Proteomic analysis of proteins responsive to drought and low temperature stress in a hard red spring wheat cultivar

Drought stress is becoming more prevalent with global warming, and has been shown to have large effects on gluten proteins linked to wheat bread making quality. Likewise, low temperature stress can detrimentally affect proteins in wheat. This study was done to determine the differential expression of high molecular weight (HMW) gluten proteins in a drought and low temperature stressed high quality hard red spring wheat cultivar (PAN3478), against a control. The three treatments were applied in the greenhouse when the main tillers of each pot were at the soft dough stage, on 15 pots per replication, three replications and three plants per pot for each treatment. Seed of main tillers were bulked and randomly sampled. Removal of gliadins was done with 50% (v/v) 1-propanol. The HMW proteins were then extracted and separated by 2-dimensional gel electrophoresis.
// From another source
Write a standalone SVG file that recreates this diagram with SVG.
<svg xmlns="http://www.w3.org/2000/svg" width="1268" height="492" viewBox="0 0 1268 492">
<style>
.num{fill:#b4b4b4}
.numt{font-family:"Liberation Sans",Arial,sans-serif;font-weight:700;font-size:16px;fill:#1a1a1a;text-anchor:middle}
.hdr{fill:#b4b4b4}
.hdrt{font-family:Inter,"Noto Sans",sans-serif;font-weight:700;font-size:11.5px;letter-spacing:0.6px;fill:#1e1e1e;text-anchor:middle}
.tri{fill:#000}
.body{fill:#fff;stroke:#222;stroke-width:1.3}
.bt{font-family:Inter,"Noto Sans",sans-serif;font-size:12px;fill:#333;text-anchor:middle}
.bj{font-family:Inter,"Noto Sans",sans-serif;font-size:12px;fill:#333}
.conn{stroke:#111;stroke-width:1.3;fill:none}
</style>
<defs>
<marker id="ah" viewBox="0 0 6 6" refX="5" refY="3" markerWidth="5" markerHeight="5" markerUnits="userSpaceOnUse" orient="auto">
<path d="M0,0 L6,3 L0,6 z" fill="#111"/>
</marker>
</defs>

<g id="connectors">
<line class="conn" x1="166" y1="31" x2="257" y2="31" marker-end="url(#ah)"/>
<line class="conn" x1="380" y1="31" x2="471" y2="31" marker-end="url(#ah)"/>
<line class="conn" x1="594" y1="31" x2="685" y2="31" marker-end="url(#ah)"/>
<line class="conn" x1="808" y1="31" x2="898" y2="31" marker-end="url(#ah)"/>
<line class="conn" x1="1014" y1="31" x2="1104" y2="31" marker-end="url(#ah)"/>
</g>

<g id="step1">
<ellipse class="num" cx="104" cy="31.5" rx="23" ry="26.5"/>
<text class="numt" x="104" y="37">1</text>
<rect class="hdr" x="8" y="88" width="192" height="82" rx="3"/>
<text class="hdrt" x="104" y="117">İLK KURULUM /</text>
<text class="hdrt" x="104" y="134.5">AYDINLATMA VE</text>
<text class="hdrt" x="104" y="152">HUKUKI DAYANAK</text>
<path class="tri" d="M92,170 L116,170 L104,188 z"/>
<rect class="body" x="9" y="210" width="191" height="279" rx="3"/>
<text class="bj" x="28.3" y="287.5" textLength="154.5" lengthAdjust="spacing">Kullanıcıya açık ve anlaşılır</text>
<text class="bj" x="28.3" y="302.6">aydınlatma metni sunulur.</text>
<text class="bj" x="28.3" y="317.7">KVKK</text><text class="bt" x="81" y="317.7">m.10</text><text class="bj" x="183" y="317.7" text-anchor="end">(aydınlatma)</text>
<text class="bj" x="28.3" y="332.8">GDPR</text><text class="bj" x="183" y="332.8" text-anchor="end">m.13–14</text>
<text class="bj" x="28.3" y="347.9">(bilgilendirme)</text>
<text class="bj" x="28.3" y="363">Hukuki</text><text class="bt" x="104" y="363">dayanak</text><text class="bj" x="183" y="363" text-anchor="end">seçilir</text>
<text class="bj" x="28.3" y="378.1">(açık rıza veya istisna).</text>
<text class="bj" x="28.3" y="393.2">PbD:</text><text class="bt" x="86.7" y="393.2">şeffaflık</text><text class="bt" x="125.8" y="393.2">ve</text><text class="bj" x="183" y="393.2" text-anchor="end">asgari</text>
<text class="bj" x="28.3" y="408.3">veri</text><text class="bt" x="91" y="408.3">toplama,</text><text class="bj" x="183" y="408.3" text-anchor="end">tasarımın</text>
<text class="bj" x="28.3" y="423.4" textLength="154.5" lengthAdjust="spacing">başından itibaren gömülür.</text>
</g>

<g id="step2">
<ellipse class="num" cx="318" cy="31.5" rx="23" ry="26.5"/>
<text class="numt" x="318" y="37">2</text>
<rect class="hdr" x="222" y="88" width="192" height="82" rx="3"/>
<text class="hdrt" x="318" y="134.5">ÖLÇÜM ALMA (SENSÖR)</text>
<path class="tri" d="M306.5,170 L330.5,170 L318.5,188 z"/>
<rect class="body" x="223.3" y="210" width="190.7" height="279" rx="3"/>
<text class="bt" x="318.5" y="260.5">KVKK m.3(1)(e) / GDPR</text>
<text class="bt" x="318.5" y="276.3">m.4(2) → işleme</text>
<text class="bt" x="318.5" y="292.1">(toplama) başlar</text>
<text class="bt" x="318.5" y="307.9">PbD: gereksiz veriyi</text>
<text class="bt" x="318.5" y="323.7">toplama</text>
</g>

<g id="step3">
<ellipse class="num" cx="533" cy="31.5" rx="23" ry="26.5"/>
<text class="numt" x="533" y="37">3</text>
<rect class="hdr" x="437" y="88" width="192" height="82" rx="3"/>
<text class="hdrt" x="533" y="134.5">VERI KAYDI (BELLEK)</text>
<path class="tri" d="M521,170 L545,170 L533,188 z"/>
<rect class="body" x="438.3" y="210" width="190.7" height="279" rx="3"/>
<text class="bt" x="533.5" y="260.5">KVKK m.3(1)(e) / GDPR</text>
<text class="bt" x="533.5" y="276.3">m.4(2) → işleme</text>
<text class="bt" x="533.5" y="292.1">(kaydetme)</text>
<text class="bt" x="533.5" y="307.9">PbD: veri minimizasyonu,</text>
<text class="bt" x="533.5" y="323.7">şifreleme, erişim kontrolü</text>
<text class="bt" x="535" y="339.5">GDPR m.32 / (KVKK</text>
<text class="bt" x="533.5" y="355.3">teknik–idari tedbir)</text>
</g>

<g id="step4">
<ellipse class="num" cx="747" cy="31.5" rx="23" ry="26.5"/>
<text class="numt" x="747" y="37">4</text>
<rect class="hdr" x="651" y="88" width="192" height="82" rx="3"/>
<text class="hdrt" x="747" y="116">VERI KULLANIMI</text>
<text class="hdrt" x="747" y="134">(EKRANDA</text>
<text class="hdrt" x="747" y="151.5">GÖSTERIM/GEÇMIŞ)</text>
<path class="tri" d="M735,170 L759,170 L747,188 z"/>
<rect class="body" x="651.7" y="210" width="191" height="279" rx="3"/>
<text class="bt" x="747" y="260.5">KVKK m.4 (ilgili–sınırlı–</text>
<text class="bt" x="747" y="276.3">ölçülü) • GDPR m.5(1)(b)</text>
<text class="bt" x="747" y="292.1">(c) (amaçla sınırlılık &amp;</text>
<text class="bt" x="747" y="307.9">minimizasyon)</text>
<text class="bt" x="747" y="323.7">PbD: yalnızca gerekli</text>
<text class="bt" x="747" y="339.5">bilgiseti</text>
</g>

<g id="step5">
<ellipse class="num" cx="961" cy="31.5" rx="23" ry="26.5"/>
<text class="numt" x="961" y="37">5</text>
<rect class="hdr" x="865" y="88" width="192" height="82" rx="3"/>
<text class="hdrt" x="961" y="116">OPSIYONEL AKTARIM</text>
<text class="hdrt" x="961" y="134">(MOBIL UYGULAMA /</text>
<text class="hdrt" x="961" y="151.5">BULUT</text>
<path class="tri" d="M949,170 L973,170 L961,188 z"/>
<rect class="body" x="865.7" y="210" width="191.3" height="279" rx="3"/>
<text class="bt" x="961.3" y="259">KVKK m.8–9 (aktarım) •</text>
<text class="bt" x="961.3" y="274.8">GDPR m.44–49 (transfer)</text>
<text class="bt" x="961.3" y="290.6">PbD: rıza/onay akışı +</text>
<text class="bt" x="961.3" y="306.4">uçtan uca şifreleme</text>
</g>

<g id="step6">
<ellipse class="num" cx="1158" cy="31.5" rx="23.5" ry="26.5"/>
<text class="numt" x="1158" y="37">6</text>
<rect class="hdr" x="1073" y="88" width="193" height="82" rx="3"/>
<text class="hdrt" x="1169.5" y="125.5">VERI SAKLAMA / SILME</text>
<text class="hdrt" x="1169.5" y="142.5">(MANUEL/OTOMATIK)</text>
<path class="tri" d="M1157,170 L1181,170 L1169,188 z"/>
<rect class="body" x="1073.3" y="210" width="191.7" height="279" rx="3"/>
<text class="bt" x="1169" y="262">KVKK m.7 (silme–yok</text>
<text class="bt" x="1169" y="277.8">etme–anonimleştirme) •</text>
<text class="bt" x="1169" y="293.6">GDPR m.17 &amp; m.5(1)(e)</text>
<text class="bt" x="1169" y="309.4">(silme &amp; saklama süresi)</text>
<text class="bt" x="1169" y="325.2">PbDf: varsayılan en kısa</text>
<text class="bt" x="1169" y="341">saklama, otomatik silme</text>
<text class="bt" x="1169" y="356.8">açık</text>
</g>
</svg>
Gels were analyzed with SameSpots Progenesis (version 4.6.1.218). The protein spots that had p values lower than 0.05 and fold value equal to or greater than 1.2 were considered significantly differentially expressed. Spots were excised from the gel, digested with trypsin and analysed by mass spectrometry. The proteins were identified by matching the spectra to theoretical data from the Swissprot protein database. There was a 1.3 to 1.8 fold change in 19 protein spots due to the cold treatment. The drought treatment caused 1.3 to 3.8 fold change in 20 spots that were significantly differentially expressed. Two spots, one with matching peptide sequences to HMW glutenin proteins DX5, DY10 and PC256, and one to HMW glutenin protein PW212, were differentially expressed under both drought and cold stress. Other proteins differentially expressed under cold stress included proteins with similar peptides to alpha/beta-gliadin A-IV, fructan 1- exohydrolase w3, a number of HMW-GS P212 and HMW-GS DY12 proteins and HMW-GS DY10, chloroplastic Nad(P)H-quinone oxidoreductase subunit 2 A, alpha/beta-gliadin and low molecular weight-GS PTDUCD1. Under drought stress ATPase, HMW-GS PW212, HMW/GS (HMW subunit 12) and DY10, Ubiquitin and Eukaryotic translation initiation factor isoform 4G-2 were differentially expressed. The HMW glutenins are known to have a large effect on baking quality, and clearly protein spots with similar peptide sequences with especially HMW-GS DY12, PW212, PC256, HMWGS DX5 and DY10 were responsive to cold and drought stress, and could directly influence baking quality.